Two years later, in the first selected edition of the poetry, Johnson again presented a poet at artistic odds with his contemporaries even as he walked in perfect social step with them (1939a). Whatever the poetry suggested, Taylor was an orthodox Puritan minister who forged lifelong friendships with such prominent New Englanders as Increase Mather, mintmaster John Hull, Harvard president Charles Chauncy, and Judge Samuel Sewall. Clearly, Taylor was not a man who would willingly offend the sensibilities of his contemporaries through his writing. As in his initial article, Johnson highlighted those features that set the poetry apart from other New England Puritan verse, particularly the inventive language and eclectic diction that would remain central to subsequent appreciations. Commenting less fully than before on Taylor's artistic flaws, Johnson now argued that Taylor's development of unifying figures helped him avoid the random and contradictory structures that marred lesser religious poets. Invoking the imperfect parallels to metaphysical verse, especially Herbert's, Johnson argued that Taylor “struck out for himself” (17) with an artistic independence intensified by his isolation in provincial Westfield. This tension between tradition and innovation—or between skill and ineptitude, depending on the critic's point of view—would mark Taylor studies from this time forward. So would the related issue of Taylor's theological orientation. Johnson now more emphatically declared in favor of his orthodoxy, insisting that his “spiritual fervor” required no recourse to Anglican or Catholic devotional modes (17). Nor did his intense focus on the Lord's Supper. On the contrary, Taylor showed that “Puritan doctrine can at times take on a radiant sweetness” (19). Supporting this reading by citing a source that would not be developed for another thirty years, biblical typology, Johnson provided a theological glossary intended to strengthen the connections between the verse and covenant theology, although the list, as Constance Gefvert later observed (1971:xxviii), may not have sufficiently distinguished Taylor's beliefs from Christian beliefs generally. Further evidence of Taylor's orthodox status came from his library inventory, a collection that any Puritan pastor and physician could be expected to own.
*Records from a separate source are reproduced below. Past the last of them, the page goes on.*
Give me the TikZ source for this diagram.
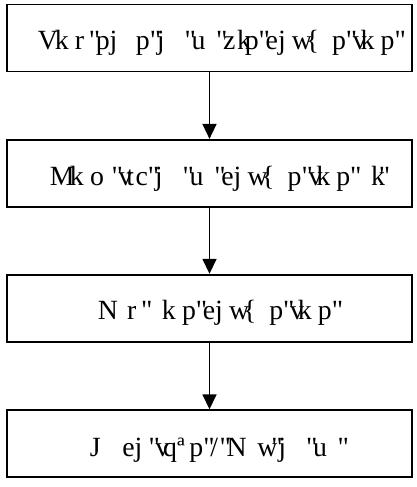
\documentclass[tikz,border=0pt]{standalone}
\usepackage{fontspec}
\setmainfont{Liberation Serif}[Ligatures=TeXOff]
\usetikzlibrary{arrows.meta}
\newcommand\gl[2]{\makebox[#1em][l]{#2}}
\newcommand\gp[1]{\hspace*{#1em}}
\begin{document}
\begin{tikzpicture}[x=1pt,y=-1pt,
  stepbox/.style={draw=black,line width=1.8pt,minimum width=405pt,minimum height=67pt,inner sep=0pt},
  txt/.style={inner sep=0pt,anchor=base west,font=\fontsize{27.8pt}{30pt}\selectfont},
  flow/.style={line width=1.6pt,-{Triangle[width=14pt,length=15pt]}}]
\useasboundingbox (0,0) rectangle (417,487);
\node[stepbox] (b1) at (209.5,38) {};
\node[stepbox] (b2) at (209.5,173.3) {};
\node[stepbox] (b3) at (209.5,308.2) {};
\node[stepbox] (b4) at (209.5,443.7) {};
\node[txt] (t1) at (37.7,49) {\gl{.611}{V}\gl{.278}{k}\gp{.444}\gl{.5}{r}\gl{.25}{"}\gl{.5}{p}\gl{.5}{j}\gp{.444}\gl{.5}{p}\gl{.25}{"}\gl{.5}{j}\gp{.5}\gl{.25}{"}\gl{.389}{u}\gp{.5}\gl{.25}{"}\gl{.5}{z}\gl{.278}{k}\gl{.5}{p}\gl{.25}{"}\gl{.444}{e}\gl{.5}{j}\gl{.5}{w}\gl{.5}{\{}\gp{.444}\gl{.5}{p}\gl{.25}{"}\gl{.278}{v}\gl{.278}{k}\gp{.444}\gl{.5}{p}\gl{.25}{"}};
\node[txt] (t2) at (49.7,185) {\gl{.722}{M}\gl{.278}{k}\gp{.444}\gl{.778}{o}\gl{.25}{"}\gl{.278}{v}\gl{.333}{t}\gl{.444}{c}\gl{.25}{"}\gl{.5}{j}\gp{.5}\gl{.25}{"}\gl{.389}{u}\gp{.5}\gl{.25}{"}\gl{.444}{e}\gl{.5}{j}\gl{.5}{w}\gl{.5}{\{}\gp{.444}\gl{.5}{p}\gl{.25}{"}\gl{.278}{v}\gl{.278}{k}\gp{.444}\gl{.5}{p}\gl{.25}{"}\gp{.5}\gl{.278}{k}\gl{.25}{"}};
\node[txt] (t3) at (97.7,319.3) {\gl{.611}{N}\gp{.444}\gl{.5}{r}\gl{.25}{"}\gp{.5}\gl{.278}{k}\gp{.444}\gl{.5}{p}\gl{.25}{"}\gl{.444}{e}\gl{.5}{j}\gl{.5}{w}\gl{.5}{\{}\gp{.444}\gl{.5}{p}\gl{.25}{"}\gl{.278}{v}\gl{.278}{k}\gp{.444}\gl{.5}{p}\gl{.25}{"}};
\node[txt] (t4) at (89.7,456.7) {\gl{.722}{J}\gp{.444}\gl{.444}{e}\gl{.5}{j}\gl{.25}{"}\gl{.278}{v}\gl{.5}{q}\gl{.444}{ª}\gl{.5}{p}\gl{.25}{"}\gl{.333}{/}\gl{.25}{"}\gl{.611}{N}\gp{.5}\gl{.5}{w}\gl{.25}{"}\gl{.5}{j}\gp{.5}\gl{.25}{"}\gl{.389}{u}\gp{.5}\gl{.25}{"}};
\draw[flow] (b1.south) -- (b2.north);
\draw[flow] (b2.south) -- (b3.north);
\draw[flow] (b3.south) -- (b4.north);
\end{tikzpicture}
\end{document}
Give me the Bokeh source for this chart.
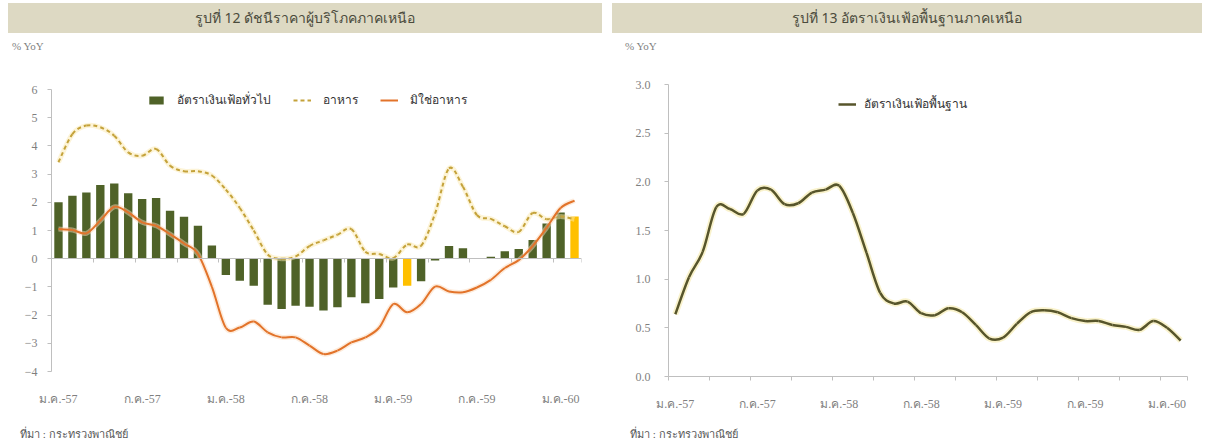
from bokeh.plotting import figure
from bokeh.models import (Range1d, FixedTicker, LinearAxis, Legend, LegendItem, Div,
                          ColumnDataSource)
from bokeh.layouts import row, column
from bokeh.embed import file_html
from bokeh.resources import INLINE

# ---------------- data ----------------
thai_months = ["ม.ค.", "ก.พ.", "มี.ค.", "เม.ย.", "พ.ค.", "มิ.ย.",
               "ก.ค.", "ส.ค.", "ก.ย.", "ต.ค.", "พ.ย.", "ธ.ค."]
years = ["57", "58", "59", "60"]
months = [f"{m}-{y}" for y in years for m in thai_months][:38]
tick_labels = ["ม.ค.-57", "ก.ค.-57", "ม.ค.-58", "ก.ค.-58", "ม.ค.-59", "ก.ค.-59", "ม.ค.-60"]
highlight_months = ["ก.พ.-59", "ก.พ.-60"]

headline = [2.00, 2.23, 2.35, 2.61, 2.67, 2.32, 2.12, 2.15, 1.70, 1.49, 1.17, 0.47,
            -0.58, -0.78, -0.96, -1.63, -1.78, -1.67, -1.70, -1.84, -1.72, -1.37, -1.58, -1.43,
            -1.02, -0.96, -0.80, -0.06, 0.45, 0.37, 0.02, 0.07, 0.26, 0.34, 0.66, 1.25,
            1.64, 1.50]
food = [3.42, 4.42, 4.72, 4.66, 4.36, 3.77, 3.65, 3.89, 3.30, 3.10, 3.10, 2.95,
        2.45, 1.80, 1.00, 0.15, 0.00, 0.08, 0.45, 0.65, 0.85, 1.05, 0.25, 0.17,
        0.02, 0.50, 0.46, 1.60, 3.20, 2.55, 1.55, 1.41, 1.15, 0.95, 1.62, 1.40,
        1.50, 1.40]
nonfood = [1.05, 1.02, 0.90, 1.35, 1.84, 1.64, 1.29, 1.17, 0.87, 0.54, 0.17, -1.00,
           -2.45, -2.44, -2.23, -2.61, -2.79, -2.79, -3.08, -3.38, -3.26, -2.97, -2.79, -2.44,
           -1.61, -1.90, -1.61, -0.99, -1.16, -1.19, -1.02, -0.75, -0.33, -0.05, 0.45, 1.10,
           1.80, 2.06]
core = [0.64, 1.02, 1.28, 1.74, 1.72, 1.67, 1.91, 1.92, 1.77, 1.78, 1.89, 1.92,
        1.96, 1.68, 1.27, 0.86, 0.75, 0.77, 0.65, 0.63, 0.70, 0.66, 0.53, 0.39,
        0.40, 0.54, 0.66, 0.68, 0.66, 0.60, 0.57, 0.57, 0.53, 0.51, 0.48, 0.57,
        0.50, 0.37]

# ---------------- styling ----------------
GREEN = "#4f6228"
YELLOW = "#ffc000"
FOOD = "#c4a23a"
NONFOOD = "#e2732a"
CORE = "#57552b"
AXIS = "#bfbfbf"
TXT = "#7f7f7f"
NUMFONT = "Liberation Serif"
THAIFONT = "Noto Sans"

x = list(range(len(months)))
tick_pos = [months.index(t) for t in tick_labels]
overrides = {p: t for p, t in zip(tick_pos, tick_labels)}
bounds = [i - 0.5 for i in range(0, len(months), 3)] + [len(months) - 0.5]
bar_colors = [YELLOW if m in highlight_months else GREEN for m in months]

bar_src = ColumnDataSource(dict(x=x, headline=headline, color=bar_colors))


def smooth_source(xs, ys):
    """Excel-style smoothed line: one cubic Bezier per pair of neighbouring points."""
    n = len(xs)
    d = dict(x0=[], y0=[], x1=[], y1=[], cx0=[], cy0=[], cx1=[], cy1=[])
    for i in range(n - 1):
        a = max(i - 1, 0)
        b = min(i + 2, n - 1)
        d["x0"].append(xs[i]); d["y0"].append(ys[i])
        d["x1"].append(xs[i + 1]); d["y1"].append(ys[i + 1])
        d["cx0"].append(xs[i] + (xs[i + 1] - xs[a]) / 6)
        d["cy0"].append(ys[i] + (ys[i + 1] - ys[a]) / 6)
        d["cx1"].append(xs[i + 1] - (xs[b] - xs[i]) / 6)
        d["cy1"].append(ys[i + 1] - (ys[b] - ys[i]) / 6)
    return ColumnDataSource(d)


def smooth_line(p, xs, ys, **kw):
    return p.bezier(x0="x0", y0="y0", x1="x1", y1="y1", cx0="cx0", cy0="cy0",
                    cx1="cx1", cy1="cy1", source=smooth_source(xs, ys), **kw)


def legend_key(p, xs, ys, **kw):
    # a one-point line draws nothing on the plot, only its legend swatch
    return p.line(x=xs[:1], y=ys[:1], **kw)


def style_common(p):
    p.outline_line_color = None
    p.xgrid.visible = False
    p.ygrid.visible = False
    p.background_fill_color = "white"
    p.border_fill_color = "white"


def title_div(text, width, left):
    return Div(text=text, width=width, height=30, margin=(3, 0, 0, left),
               styles={"background-color": "#ddd9c3", "text-align": "center",
                       "font-size": "14px", "line-height": "30px", "color": "#4b4b3c",
                       "font-family": f"'{THAIFONT}', sans-serif", "overflow": "hidden"})


def small_div(text, width, height, pad_left, color):
    return Div(text=text, width=width, height=height, margin=(0, 0, 0, 0),
               styles={"font-size": "11px", "line-height": f"{height}px", "color": color,
                       "padding-left": f"{pad_left}px", "box-sizing": "border-box",
                       "font-family": f"'{NUMFONT}', '{THAIFONT}', serif",
                       "overflow": "hidden", "white-space": "nowrap"})


def style_yaxis(ax, standoff):
    ax.axis_line_color = AXIS
    ax.major_tick_line_color = AXIS
    ax.major_tick_out = 4
    ax.major_tick_in = 0
    ax.minor_tick_line_color = None
    ax.major_label_text_color = TXT
    ax.major_label_text_font = NUMFONT
    ax.major_label_text_font_size = "12px"
    ax.major_label_standoff = standoff


# ---------------- left chart ----------------
p1 = figure(width=602, height=367, x_range=Range1d(-0.5, len(months) - 0.5),
            y_range=Range1d(-4, 6), output_backend="svg", toolbar_location=None,
            min_border_left=51, min_border_right=21, min_border_top=30, min_border_bottom=55,
            margin=(0, 0, 0, 0))
style_common(p1)

bars = p1.vbar(x="x", top="headline", width=0.6, fill_color="color", line_color=None,
               source=bar_src)
smooth_line(p1, x, food, line_color="#fbeab0", line_width=5, line_alpha=0.5)
smooth_line(p1, x, food, line_color=FOOD, line_width=2, line_dash="4 3")
smooth_line(p1, x, nonfood, line_color="#fbd7b8", line_width=5, line_alpha=0.5)
smooth_line(p1, x, nonfood, line_color=NONFOOD, line_width=2)
food_key = legend_key(p1, x, food, line_color=FOOD, line_width=2, line_dash="4 3")
nonfood_key = legend_key(p1, x, nonfood, line_color=NONFOOD, line_width=2)

ya = p1.yaxis[0]
ya.ticker = FixedTicker(ticks=list(range(-4, 7)))
style_yaxis(ya, 10)

xa = p1.xaxis[0]
xa.ticker = FixedTicker(ticks=tick_pos)
xa.major_label_overrides = overrides
xa.axis_line_color = None
xa.major_tick_line_color = None
xa.minor_tick_line_color = None
xa.major_label_text_color = TXT
xa.major_label_text_font = NUMFONT
xa.major_label_text_font_size = "12px"
xa.major_label_standoff = 14

zero_axis = LinearAxis(fixed_location=0, ticker=FixedTicker(ticks=[], minor_ticks=bounds),
                       axis_line_color=AXIS, minor_tick_line_color=AXIS,
                       minor_tick_out=4, minor_tick_in=0, major_tick_line_color=None,
                       major_label_text_font_size="0px")
p1.add_layout(zero_axis, "below")

leg1 = Legend(items=[LegendItem(label="อัตราเงินเฟ้อทั่วไป", renderers=[bars]),
                     LegendItem(label="อาหาร", renderers=[food_key]),
                     LegendItem(label="มิใช่อาหาร", renderers=[nonfood_key])],
              orientation="horizontal", location=(96, 262),
              background_fill_alpha=0, border_line_alpha=0, padding=0, margin=0,
              spacing=22, label_standoff=12, glyph_width=18, glyph_height=10,
              label_text_font=THAIFONT, label_text_font_size="12px",
              label_text_color="#333333")
p1.add_layout(leg1)

# ---------------- right chart ----------------
p2 = figure(width=600, height=367, x_range=Range1d(-0.5, len(months) - 0.5),
            y_range=Range1d(0, 3.0), output_backend="svg", toolbar_location=None,
            min_border_left=66, min_border_right=15, min_border_top=25, min_border_bottom=50,
            margin=(0, 0, 0, 0))
style_common(p2)

smooth_line(p2, x, core, line_color="#f6edb5", line_width=6, line_alpha=0.7)
smooth_line(p2, x, core, line_color=CORE, line_width=2.5)
core_key = legend_key(p2, x, core, line_color=CORE, line_width=2.5)

ya2 = p2.yaxis[0]
ya2.ticker = FixedTicker(ticks=[0, 0.5, 1.0, 1.5, 2.0, 2.5, 3.0])
ya2.major_label_overrides = {0: "0.0", 0.5: "0.5", 1: "1.0", 1.5: "1.5", 2: "2.0",
                             2.5: "2.5", 3: "3.0"}
style_yaxis(ya2, 14)

xa2 = p2.xaxis[0]
xa2.ticker = FixedTicker(ticks=tick_pos, minor_ticks=bounds)
xa2.major_label_overrides = overrides
xa2.axis_line_color = AXIS
xa2.major_tick_line_color = None
xa2.major_tick_out = 0
xa2.major_tick_in = 0
xa2.minor_tick_line_color = AXIS
xa2.minor_tick_out = 4
xa2.minor_tick_in = 0
xa2.major_label_text_color = TXT
xa2.major_label_text_font = NUMFONT
xa2.major_label_text_font_size = "12px"
xa2.major_label_standoff = 16

leg2 = Legend(items=[LegendItem(label="อัตราเงินเฟ้อพื้นฐาน", renderers=[core_key])],
              location=(170, 263), background_fill_alpha=0, border_line_alpha=0,
              padding=0, margin=0, label_standoff=8, glyph_width=18, glyph_height=10,
              label_text_font=THAIFONT, label_text_font_size="12px",
              label_text_color="#333333")
p2.add_layout(leg2)

left = column(title_div("รูปที่ 12 ดัชนีราคาผู้บริโภคภาคเหนือ", 594, 8),
              small_div("% YoY", 602, 26, 12, TXT),
              p1,
              small_div("ที่มา : กระทรวงพาณิชย์", 602, 17, 20, "#595959"),
              spacing=0, margin=(0, 0, 0, 0))
right = column(title_div("รูปที่ 13 อัตราเงินเฟ้อพื้นฐานภาคเหนือ", 590, 10),
               small_div("% YoY", 600, 26, 23, TXT),
               p2,
               small_div("ที่มา : กระทรวงพาณิชย์", 600, 17, 28, "#595959"),
               spacing=0, margin=(0, 0, 0, 0))
layout = row(left, right, spacing=0, margin=(0, 0, 0, 0))

open("out.html", "w").write(file_html(layout, INLINE))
Although Miller had recently rehabilitated the “New England mind,” the time was not right for the radical rethinking of the New England heart implicit in Johnson's comments. As Johnson well knew, many “unwary” readers would question Taylor's orthodoxy based on the emotional pitch and sensuality of the verse (24). In addition, the “metaphysical” autonomy of the poems would soon encourage scholars to isolate the poet from his Puritan milieu as a means of accounting for his artistry and establishing his importance for subsequent American literature. Surely, many readers would assume, Taylor suppressed the verse because he knew how shocking it would be to his fellow New Englanders. But Taylor had been published, as Johnson soon discovered when he found that Cotton Mather had reprinted stanzas five and seven from “Upon Wedlock, & Death of Children” and excerpts from a Taylor letter at the end of a sermon on grief entitled Right Thoughts in Sad Hours (London: 1689) (1941). While Mather's excerpting was hardly evidence of a negative contemporary response to Taylor's work, Johnson did not yet have this small but important clue when he introduced the Poetical Works. Moreover, he unintentionally aided the opposition by describing Taylor's more conventional poems as verse exercises “not stamped with the image of his personality” (1939a:18). The lure of a secret poet proved irresistible, reinforced as it was by Taylor's seeming isolation from his literary culture. It was indeed “curious,” Johnson noted, that his library contained only one volume of English verse, by Anne Bradstreet (202), and even her influence seemed minimal. It was a private, idiosyncratic poet that Johnson presented to the world, and it was as this kind of poet that Taylor would be approached nearly exclusively for the next half century.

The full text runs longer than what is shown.